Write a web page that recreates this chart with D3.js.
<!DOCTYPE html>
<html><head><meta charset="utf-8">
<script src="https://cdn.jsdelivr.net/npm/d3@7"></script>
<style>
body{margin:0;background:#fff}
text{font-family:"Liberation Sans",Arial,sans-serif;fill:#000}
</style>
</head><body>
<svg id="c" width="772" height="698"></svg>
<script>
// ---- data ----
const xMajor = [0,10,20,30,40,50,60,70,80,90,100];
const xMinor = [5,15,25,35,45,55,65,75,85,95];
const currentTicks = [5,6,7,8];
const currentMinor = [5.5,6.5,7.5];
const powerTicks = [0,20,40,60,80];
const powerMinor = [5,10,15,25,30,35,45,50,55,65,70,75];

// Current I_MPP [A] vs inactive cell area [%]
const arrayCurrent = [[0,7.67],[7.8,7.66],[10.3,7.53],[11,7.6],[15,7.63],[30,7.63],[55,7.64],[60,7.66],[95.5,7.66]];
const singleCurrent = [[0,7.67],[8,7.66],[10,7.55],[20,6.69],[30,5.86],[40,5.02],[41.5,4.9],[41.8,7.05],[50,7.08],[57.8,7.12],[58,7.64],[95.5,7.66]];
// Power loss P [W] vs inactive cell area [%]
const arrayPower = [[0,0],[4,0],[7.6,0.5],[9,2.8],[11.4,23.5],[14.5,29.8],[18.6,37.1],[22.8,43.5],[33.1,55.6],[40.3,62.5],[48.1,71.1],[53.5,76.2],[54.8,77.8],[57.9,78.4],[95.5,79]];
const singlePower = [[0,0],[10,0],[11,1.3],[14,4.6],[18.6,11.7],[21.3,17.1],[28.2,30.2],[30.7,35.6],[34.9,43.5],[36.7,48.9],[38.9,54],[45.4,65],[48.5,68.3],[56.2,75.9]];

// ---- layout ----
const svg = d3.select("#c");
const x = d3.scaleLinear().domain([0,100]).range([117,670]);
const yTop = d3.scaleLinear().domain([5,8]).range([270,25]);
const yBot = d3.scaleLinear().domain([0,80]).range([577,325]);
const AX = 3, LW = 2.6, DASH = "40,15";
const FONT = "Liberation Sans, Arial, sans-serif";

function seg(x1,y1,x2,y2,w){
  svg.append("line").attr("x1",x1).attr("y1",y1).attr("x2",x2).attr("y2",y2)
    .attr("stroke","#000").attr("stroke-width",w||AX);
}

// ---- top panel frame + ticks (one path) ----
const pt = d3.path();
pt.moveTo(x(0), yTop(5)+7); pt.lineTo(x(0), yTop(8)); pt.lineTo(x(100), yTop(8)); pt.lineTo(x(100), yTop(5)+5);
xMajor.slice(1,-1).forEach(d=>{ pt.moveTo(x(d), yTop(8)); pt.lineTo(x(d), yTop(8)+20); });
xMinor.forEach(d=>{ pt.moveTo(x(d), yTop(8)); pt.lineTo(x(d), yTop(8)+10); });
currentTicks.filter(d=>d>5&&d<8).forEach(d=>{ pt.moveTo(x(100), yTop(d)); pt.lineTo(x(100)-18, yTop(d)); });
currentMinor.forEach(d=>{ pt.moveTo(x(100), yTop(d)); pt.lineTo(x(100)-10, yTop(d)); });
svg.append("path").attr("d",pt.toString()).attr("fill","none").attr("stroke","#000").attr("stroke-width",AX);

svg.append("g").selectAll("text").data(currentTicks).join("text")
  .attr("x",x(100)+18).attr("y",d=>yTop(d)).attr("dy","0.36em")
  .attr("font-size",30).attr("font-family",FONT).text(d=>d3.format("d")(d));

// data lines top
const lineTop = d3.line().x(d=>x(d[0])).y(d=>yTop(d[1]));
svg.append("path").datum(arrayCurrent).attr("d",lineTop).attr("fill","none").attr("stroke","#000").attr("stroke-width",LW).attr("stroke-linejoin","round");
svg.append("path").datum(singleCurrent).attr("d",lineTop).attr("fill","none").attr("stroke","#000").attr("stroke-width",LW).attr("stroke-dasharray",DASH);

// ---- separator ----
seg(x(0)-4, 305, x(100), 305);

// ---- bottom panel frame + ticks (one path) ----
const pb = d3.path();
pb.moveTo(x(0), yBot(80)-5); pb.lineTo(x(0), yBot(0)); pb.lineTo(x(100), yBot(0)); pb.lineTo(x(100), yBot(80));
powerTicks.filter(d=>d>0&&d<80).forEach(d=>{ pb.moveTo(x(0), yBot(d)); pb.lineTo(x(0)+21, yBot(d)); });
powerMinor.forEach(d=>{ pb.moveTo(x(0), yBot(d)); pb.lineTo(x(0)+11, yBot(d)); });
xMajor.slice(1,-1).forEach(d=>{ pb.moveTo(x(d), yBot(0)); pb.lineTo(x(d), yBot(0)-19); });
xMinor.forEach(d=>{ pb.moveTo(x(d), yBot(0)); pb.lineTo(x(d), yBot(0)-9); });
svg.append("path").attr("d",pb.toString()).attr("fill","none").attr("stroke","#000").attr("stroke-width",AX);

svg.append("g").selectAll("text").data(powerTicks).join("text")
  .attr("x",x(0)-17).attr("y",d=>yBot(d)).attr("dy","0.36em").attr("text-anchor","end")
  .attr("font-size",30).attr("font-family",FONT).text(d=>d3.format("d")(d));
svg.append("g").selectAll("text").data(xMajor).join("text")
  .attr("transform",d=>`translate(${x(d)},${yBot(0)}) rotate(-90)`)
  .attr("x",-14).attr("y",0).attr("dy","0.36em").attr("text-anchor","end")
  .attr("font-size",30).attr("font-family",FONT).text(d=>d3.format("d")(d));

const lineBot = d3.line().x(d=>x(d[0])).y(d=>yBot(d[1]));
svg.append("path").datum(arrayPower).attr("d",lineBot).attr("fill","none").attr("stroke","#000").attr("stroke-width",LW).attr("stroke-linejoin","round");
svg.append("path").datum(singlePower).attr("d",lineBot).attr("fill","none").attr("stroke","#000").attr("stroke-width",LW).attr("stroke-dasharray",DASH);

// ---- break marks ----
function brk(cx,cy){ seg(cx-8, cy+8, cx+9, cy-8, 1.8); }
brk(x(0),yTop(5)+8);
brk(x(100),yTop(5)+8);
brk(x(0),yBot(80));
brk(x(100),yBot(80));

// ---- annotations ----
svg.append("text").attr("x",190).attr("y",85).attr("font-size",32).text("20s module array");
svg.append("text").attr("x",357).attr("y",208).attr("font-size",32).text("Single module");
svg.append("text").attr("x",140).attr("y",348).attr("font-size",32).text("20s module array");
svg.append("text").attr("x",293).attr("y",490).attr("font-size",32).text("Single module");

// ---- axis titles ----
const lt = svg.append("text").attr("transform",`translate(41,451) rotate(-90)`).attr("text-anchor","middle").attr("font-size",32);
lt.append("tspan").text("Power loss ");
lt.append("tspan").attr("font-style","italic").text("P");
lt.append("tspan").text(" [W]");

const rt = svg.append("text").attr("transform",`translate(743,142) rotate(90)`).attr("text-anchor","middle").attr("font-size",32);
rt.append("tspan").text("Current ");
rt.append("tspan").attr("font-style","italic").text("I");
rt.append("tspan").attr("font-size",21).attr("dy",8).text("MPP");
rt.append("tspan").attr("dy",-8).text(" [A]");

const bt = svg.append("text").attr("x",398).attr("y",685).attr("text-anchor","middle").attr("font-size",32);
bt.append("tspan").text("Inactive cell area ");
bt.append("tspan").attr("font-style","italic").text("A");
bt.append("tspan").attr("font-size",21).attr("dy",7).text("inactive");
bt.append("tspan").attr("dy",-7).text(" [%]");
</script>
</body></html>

----

== THE PROBLEM ==
Set every line of the listing down word for word.

== EXERCISE RESULT ==
Write a web page that recreates this chart with D3.js.
<!DOCTYPE html>
<html><head><meta charset="utf-8">
<script src="https://cdn.jsdelivr.net/npm/d3@7"></script>
<style>
body{margin:0;background:#fff}
text{font-family:"Liberation Sans",Arial,sans-serif;fill:#000}
</style>
</head><body>
<svg id="c" width="772" height="698"></svg>
<script>
// ---- data ----
const xMajor = [0,10,20,30,40,50,60,70,80,90,100];
const xMinor = [5,15,25,35,45,55,65,75,85,95];
const currentTicks = [5,6,7,8];
const currentMinor = [5.5,6.5,7.5];
const powerTicks = [0,20,40,60,80];
const powerMinor = [5,10,15,25,30,35,45,50,55,65,70,75];

// Current I_MPP [A] vs inactive cell area [%]
const arrayCurrent = [[0,7.67],[7.8,7.66],[10.3,7.53],[11,7.6],[15,7.63],[30,7.63],[55,7.64],[60,7.66],[95.5,7.66]];
const singleCurrent = [[0,7.67],[8,7.66],[10,7.55],[20,6.69],[30,5.86],[40,5.02],[41.5,4.9],[41.8,7.05],[50,7.08],[57.8,7.12],[58,7.64],[95.5,7.66]];
// Power loss P [W] vs inactive cell area [%]
const arrayPower = [[0,0],[4,0],[7.6,0.5],[9,2.8],[11.4,23.5],[14.5,29.8],[18.6,37.1],[22.8,43.5],[33.1,55.6],[40.3,62.5],[48.1,71.1],[53.5,76.2],[54.8,77.8],[57.9,78.4],[95.5,79]];
const singlePower = [[0,0],[10,0],[11,1.3],[14,4.6],[18.6,11.7],[21.3,17.1],[28.2,30.2],[30.7,35.6],[34.9,43.5],[36.7,48.9],[38.9,54],[45.4,65],[48.5,68.3],[56.2,75.9]];

// ---- layout ----
const svg = d3.select("#c");
const x = d3.scaleLinear().domain([0,100]).range([117,670]);
const yTop = d3.scaleLinear().domain([5,8]).range([270,25]);
const yBot = d3.scaleLinear().domain([0,80]).range([577,325]);
const AX = 3, LW = 2.6, DASH = "40,15";
const FONT = "Liberation Sans, Arial, sans-serif";

function seg(x1,y1,x2,y2,w){
  svg.append("line").attr("x1",x1).attr("y1",y1).attr("x2",x2).attr("y2",y2)
    .attr("stroke","#000").attr("stroke-width",w||AX);
}

// ---- top panel frame + ticks (one path) ----
const pt = d3.path();
pt.moveTo(x(0), yTop(5)+7); pt.lineTo(x(0), yTop(8)); pt.lineTo(x(100), yTop(8)); pt.lineTo(x(100), yTop(5)+5);
xMajor.slice(1,-1).forEach(d=>{ pt.moveTo(x(d), yTop(8)); pt.lineTo(x(d), yTop(8)+20); });
xMinor.forEach(d=>{ pt.moveTo(x(d), yTop(8)); pt.lineTo(x(d), yTop(8)+10); });
currentTicks.filter(d=>d>5&&d<8).forEach(d=>{ pt.moveTo(x(100), yTop(d)); pt.lineTo(x(100)-18, yTop(d)); });
currentMinor.forEach(d=>{ pt.moveTo(x(100), yTop(d)); pt.lineTo(x(100)-10, yTop(d)); });
svg.append("path").attr("d",pt.toString()).attr("fill","none").attr("stroke","#000").attr("stroke-width",AX);

svg.append("g").selectAll("text").data(currentTicks).join("text")
  .attr("x",x(100)+18).attr("y",d=>yTop(d)).attr("dy","0.36em")
  .attr("font-size",30).attr("font-family",FONT).text(d=>d3.format("d")(d));

// data lines top
const lineTop = d3.line().x(d=>x(d[0])).y(d=>yTop(d[1]));
svg.append("path").datum(arrayCurrent).attr("d",lineTop).attr("fill","none").attr("stroke","#000").attr("stroke-width",LW).attr("stroke-linejoin","round");
svg.append("path").datum(singleCurrent).attr("d",lineTop).attr("fill","none").attr("stroke","#000").attr("stroke-width",LW).attr("stroke-dasharray",DASH);

// ---- separator ----
seg(x(0)-4, 305, x(100), 305);

// ---- bottom panel frame + ticks (one path) ----
const pb = d3.path();
pb.moveTo(x(0), yBot(80)-5); pb.lineTo(x(0), yBot(0)); pb.lineTo(x(100), yBot(0)); pb.lineTo(x(100), yBot(80));
powerTicks.filter(d=>d>0&&d<80).forEach(d=>{ pb.moveTo(x(0), yBot(d)); pb.lineTo(x(0)+21, yBot(d)); });
powerMinor.forEach(d=>{ pb.moveTo(x(0), yBot(d)); pb.lineTo(x(0)+11, yBot(d)); });
xMajor.slice(1,-1).forEach(d=>{ pb.moveTo(x(d), yBot(0)); pb.lineTo(x(d), yBot(0)-19); });
xMinor.forEach(d=>{ pb.moveTo(x(d), yBot(0)); pb.lineTo(x(d), yBot(0)-9); });
svg.append("path").attr("d",pb.toString()).attr("fill","none").attr("stroke","#000").attr("stroke-width",AX);

svg.append("g").selectAll("text").data(powerTicks).join("text")
  .attr("x",x(0)-17).attr("y",d=>yBot(d)).attr("dy","0.36em").attr("text-anchor","end")
  .attr("font-size",30).attr("font-family",FONT).text(d=>d3.format("d")(d));
svg.append("g").selectAll("text").data(xMajor).join("text")
  .attr("transform",d=>`translate(${x(d)},${yBot(0)}) rotate(-90)`)
  .attr("x",-14).attr("y",0).attr("dy","0.36em").attr("text-anchor","end")
  .attr("font-size",30).attr("font-family",FONT).text(d=>d3.format("d")(d));

const lineBot = d3.line().x(d=>x(d[0])).y(d=>yBot(d[1]));
svg.append("path").datum(arrayPower).attr("d",lineBot).attr("fill","none").attr("stroke","#000").attr("stroke-width",LW).attr("stroke-linejoin","round");
svg.append("path").datum(singlePower).attr("d",lineBot).attr("fill","none").attr("stroke","#000").attr("stroke-width",LW).attr("stroke-dasharray",DASH);

// ---- break marks ----
function brk(cx,cy){ seg(cx-8, cy+8, cx+9, cy-8, 1.8); }
brk(x(0),yTop(5)+8);
brk(x(100),yTop(5)+8);
brk(x(0),yBot(80));
brk(x(100),yBot(80));

// ---- annotations ----
svg.append("text").attr("x",190).attr("y",85).attr("font-size",32).text("20s module array");
svg.append("text").attr("x",357).attr("y",208).attr("font-size",32).text("Single module");
svg.append("text").attr("x",140).attr("y",348).attr("font-size",32).text("20s module array");
svg.append("text").attr("x",293).attr("y",490).attr("font-size",32).text("Single module");

// ---- axis titles ----
const lt = svg.append("text").attr("transform",`translate(41,451) rotate(-90)`).attr("text-anchor","middle").attr("font-size",32);
lt.append("tspan").text("Power loss ");
lt.append("tspan").attr("font-style","italic").text("P");
lt.append("tspan").text(" [W]");

const rt = svg.append("text").attr("transform",`translate(743,142) rotate(90)`).attr("text-anchor","middle").attr("font-size",32);
rt.append("tspan").text("Current ");
rt.append("tspan").attr("font-style","italic").text("I");
rt.append("tspan").attr("font-size",21).attr("dy",8).text("MPP");
rt.append("tspan").attr("dy",-8).text(" [A]");

const bt = svg.append("text").attr("x",398).attr("y",685).attr("text-anchor","middle").attr("font-size",32);
bt.append("tspan").text("Inactive cell area ");
bt.append("tspan").attr("font-style","italic").text("A");
bt.append("tspan").attr("font-size",21).attr("dy",7).text("inactive");
bt.append("tspan").attr("dy",-7).text(" [%]");
</script>
</body></html>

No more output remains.